→ Given problem
Take each line containing "this" and report it exactly as written.

→ Working data
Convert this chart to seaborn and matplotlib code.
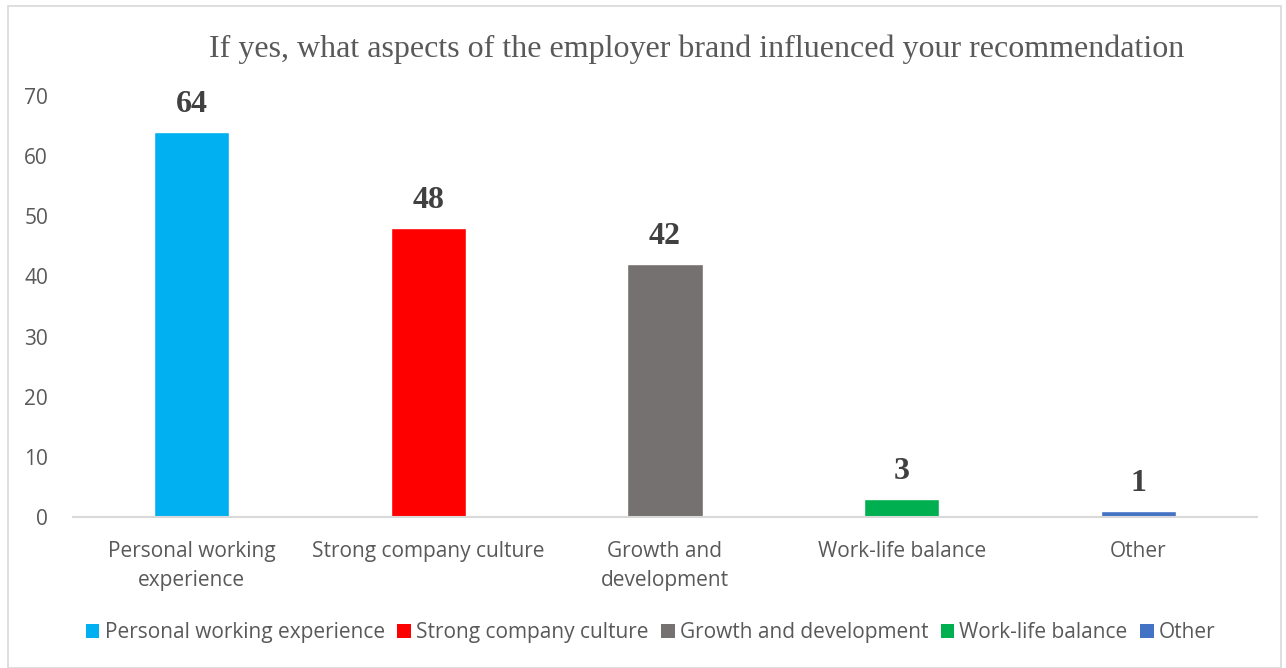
--
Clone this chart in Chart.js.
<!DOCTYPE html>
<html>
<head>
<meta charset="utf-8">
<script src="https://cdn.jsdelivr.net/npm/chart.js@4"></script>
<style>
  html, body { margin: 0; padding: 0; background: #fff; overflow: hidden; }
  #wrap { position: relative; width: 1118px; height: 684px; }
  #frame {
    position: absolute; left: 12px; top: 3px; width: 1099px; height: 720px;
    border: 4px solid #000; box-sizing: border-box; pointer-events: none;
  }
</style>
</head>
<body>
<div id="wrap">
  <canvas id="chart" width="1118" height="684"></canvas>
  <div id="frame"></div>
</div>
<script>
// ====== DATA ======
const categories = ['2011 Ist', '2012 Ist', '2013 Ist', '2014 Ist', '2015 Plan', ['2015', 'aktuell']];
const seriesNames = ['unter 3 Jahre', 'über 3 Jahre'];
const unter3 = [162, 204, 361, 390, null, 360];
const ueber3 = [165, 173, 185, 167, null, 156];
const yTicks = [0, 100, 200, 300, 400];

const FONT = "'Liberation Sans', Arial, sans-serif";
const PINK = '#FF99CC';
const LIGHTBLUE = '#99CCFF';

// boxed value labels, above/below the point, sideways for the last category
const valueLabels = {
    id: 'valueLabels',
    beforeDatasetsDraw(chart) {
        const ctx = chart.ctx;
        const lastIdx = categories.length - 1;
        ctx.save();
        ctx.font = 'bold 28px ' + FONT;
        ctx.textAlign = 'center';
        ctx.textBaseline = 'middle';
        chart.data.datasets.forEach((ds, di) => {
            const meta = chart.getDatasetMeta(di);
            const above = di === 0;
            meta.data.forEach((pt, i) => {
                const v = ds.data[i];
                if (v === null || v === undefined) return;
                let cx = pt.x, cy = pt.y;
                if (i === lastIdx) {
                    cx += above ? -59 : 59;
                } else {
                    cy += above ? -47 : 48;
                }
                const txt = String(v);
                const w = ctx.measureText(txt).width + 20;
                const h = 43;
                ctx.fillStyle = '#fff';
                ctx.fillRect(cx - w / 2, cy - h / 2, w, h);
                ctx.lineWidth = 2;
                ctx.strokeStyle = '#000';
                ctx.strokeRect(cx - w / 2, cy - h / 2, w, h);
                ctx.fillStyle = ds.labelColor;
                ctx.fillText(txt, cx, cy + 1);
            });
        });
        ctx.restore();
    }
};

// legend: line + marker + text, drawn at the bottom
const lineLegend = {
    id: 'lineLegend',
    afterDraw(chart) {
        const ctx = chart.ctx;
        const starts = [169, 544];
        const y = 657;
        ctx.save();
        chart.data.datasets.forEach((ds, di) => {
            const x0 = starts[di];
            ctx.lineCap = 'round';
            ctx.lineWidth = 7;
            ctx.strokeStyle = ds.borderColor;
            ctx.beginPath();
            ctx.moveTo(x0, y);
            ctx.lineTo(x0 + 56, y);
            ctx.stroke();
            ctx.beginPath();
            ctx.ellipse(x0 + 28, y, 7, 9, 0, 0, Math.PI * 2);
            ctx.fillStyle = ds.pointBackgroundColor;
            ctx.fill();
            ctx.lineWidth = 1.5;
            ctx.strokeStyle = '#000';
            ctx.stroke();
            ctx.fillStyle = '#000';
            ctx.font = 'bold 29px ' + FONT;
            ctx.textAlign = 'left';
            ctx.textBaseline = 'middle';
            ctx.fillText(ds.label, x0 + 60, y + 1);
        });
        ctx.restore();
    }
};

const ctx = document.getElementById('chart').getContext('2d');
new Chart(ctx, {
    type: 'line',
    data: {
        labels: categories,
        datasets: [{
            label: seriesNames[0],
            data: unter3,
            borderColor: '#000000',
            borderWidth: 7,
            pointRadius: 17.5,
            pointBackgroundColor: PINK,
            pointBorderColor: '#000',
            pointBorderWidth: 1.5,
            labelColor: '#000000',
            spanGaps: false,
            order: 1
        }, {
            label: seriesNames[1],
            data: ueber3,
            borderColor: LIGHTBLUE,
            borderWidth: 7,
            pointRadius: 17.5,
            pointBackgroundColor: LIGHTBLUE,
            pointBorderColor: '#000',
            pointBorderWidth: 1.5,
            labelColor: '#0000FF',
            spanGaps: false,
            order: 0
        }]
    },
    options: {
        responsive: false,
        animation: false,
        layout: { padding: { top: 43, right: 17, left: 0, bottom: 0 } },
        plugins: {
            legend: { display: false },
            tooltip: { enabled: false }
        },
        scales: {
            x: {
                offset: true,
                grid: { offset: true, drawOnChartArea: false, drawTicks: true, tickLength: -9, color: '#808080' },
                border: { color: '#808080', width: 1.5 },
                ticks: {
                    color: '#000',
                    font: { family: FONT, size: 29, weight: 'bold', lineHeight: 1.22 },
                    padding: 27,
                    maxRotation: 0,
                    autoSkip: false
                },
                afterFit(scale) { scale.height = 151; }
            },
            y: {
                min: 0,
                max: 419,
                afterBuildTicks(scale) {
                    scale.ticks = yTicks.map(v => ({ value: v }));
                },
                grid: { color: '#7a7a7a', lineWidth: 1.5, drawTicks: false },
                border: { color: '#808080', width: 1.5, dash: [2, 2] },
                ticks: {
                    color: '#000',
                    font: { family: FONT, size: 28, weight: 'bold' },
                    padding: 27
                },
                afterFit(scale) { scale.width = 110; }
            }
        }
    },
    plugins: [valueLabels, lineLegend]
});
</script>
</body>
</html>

→ Exercise result
Convert this chart to seaborn and matplotlib code.
Clone this chart in Chart.js.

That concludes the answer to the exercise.